• Your goal:
Everything in the data should be repeated exactly, save for the images.

• Data shown:
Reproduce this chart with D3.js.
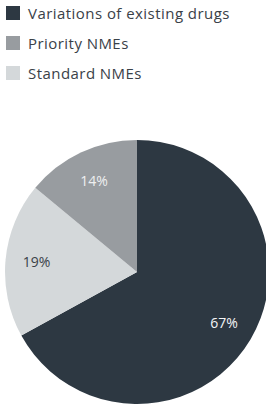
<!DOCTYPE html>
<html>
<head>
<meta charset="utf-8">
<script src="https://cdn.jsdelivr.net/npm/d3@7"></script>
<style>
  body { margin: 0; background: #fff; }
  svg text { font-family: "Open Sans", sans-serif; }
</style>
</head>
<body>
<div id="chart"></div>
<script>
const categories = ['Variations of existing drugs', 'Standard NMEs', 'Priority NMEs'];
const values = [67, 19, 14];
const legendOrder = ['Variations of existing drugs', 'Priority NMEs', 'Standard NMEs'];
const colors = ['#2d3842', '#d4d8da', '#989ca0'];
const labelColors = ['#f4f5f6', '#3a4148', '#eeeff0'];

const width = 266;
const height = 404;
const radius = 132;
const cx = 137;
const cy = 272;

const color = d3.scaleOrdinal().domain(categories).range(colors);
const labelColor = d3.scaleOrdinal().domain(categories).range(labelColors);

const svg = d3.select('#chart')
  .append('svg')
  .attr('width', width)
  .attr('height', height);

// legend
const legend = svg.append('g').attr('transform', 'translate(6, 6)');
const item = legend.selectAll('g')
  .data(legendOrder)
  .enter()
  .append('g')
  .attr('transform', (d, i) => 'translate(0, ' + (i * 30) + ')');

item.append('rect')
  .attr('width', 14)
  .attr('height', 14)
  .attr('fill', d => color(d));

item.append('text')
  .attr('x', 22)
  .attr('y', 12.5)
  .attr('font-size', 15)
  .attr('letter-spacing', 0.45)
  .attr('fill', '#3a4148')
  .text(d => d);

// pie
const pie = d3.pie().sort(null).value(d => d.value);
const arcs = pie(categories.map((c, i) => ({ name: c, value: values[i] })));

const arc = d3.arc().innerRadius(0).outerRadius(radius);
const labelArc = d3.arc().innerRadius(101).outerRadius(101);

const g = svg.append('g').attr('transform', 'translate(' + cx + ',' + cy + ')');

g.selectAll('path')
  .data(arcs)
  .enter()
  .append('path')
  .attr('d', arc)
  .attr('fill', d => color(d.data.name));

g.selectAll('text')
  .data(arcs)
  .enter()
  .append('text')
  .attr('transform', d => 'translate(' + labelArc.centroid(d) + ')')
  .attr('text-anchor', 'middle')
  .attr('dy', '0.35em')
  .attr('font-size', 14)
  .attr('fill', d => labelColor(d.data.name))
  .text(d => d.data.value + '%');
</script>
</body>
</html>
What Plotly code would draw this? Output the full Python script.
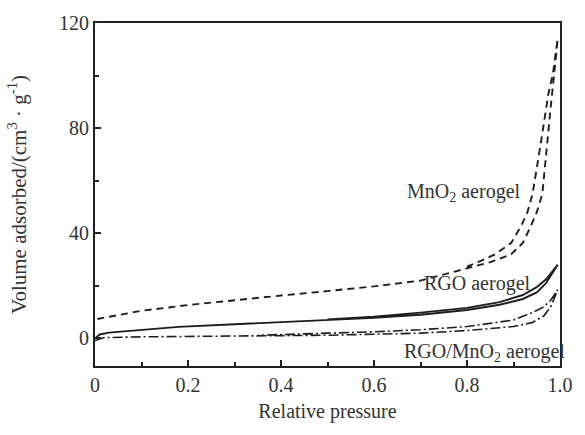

• Output:
Reproduce this chart with D3.js.
<!DOCTYPE html>
<html>
<head>
<meta charset="utf-8">
<script src="https://cdn.jsdelivr.net/npm/d3@7"></script>
<style>
  body { margin: 0; background: #fff; }
  svg text { font-family: "Open Sans", sans-serif; }
</style>
</head>
<body>
<div id="chart"></div>
<script>
const categories = ['Variations of existing drugs', 'Standard NMEs', 'Priority NMEs'];
const values = [67, 19, 14];
const legendOrder = ['Variations of existing drugs', 'Priority NMEs', 'Standard NMEs'];
const colors = ['#2d3842', '#d4d8da', '#989ca0'];
const labelColors = ['#f4f5f6', '#3a4148', '#eeeff0'];

const width = 266;
const height = 404;
const radius = 132;
const cx = 137;
const cy = 272;

const color = d3.scaleOrdinal().domain(categories).range(colors);
const labelColor = d3.scaleOrdinal().domain(categories).range(labelColors);

const svg = d3.select('#chart')
  .append('svg')
  .attr('width', width)
  .attr('height', height);

// legend
const legend = svg.append('g').attr('transform', 'translate(6, 6)');
const item = legend.selectAll('g')
  .data(legendOrder)
  .enter()
  .append('g')
  .attr('transform', (d, i) => 'translate(0, ' + (i * 30) + ')');

item.append('rect')
  .attr('width', 14)
  .attr('height', 14)
  .attr('fill', d => color(d));

item.append('text')
  .attr('x', 22)
  .attr('y', 12.5)
  .attr('font-size', 15)
  .attr('letter-spacing', 0.45)
  .attr('fill', '#3a4148')
  .text(d => d);

// pie
const pie = d3.pie().sort(null).value(d => d.value);
const arcs = pie(categories.map((c, i) => ({ name: c, value: values[i] })));

const arc = d3.arc().innerRadius(0).outerRadius(radius);
const labelArc = d3.arc().innerRadius(101).outerRadius(101);

const g = svg.append('g').attr('transform', 'translate(' + cx + ',' + cy + ')');

g.selectAll('path')
  .data(arcs)
  .enter()
  .append('path')
  .attr('d', arc)
  .attr('fill', d => color(d.data.name));

g.selectAll('text')
  .data(arcs)
  .enter()
  .append('text')
  .attr('transform', d => 'translate(' + labelArc.centroid(d) + ')')
  .attr('text-anchor', 'middle')
  .attr('dy', '0.35em')
  .attr('font-size', 14)
  .attr('fill', d => labelColor(d.data.name))
  .text(d => d.data.value + '%');
</script>
</body>
</html>
What Plotly code would draw this? Output the full Python script.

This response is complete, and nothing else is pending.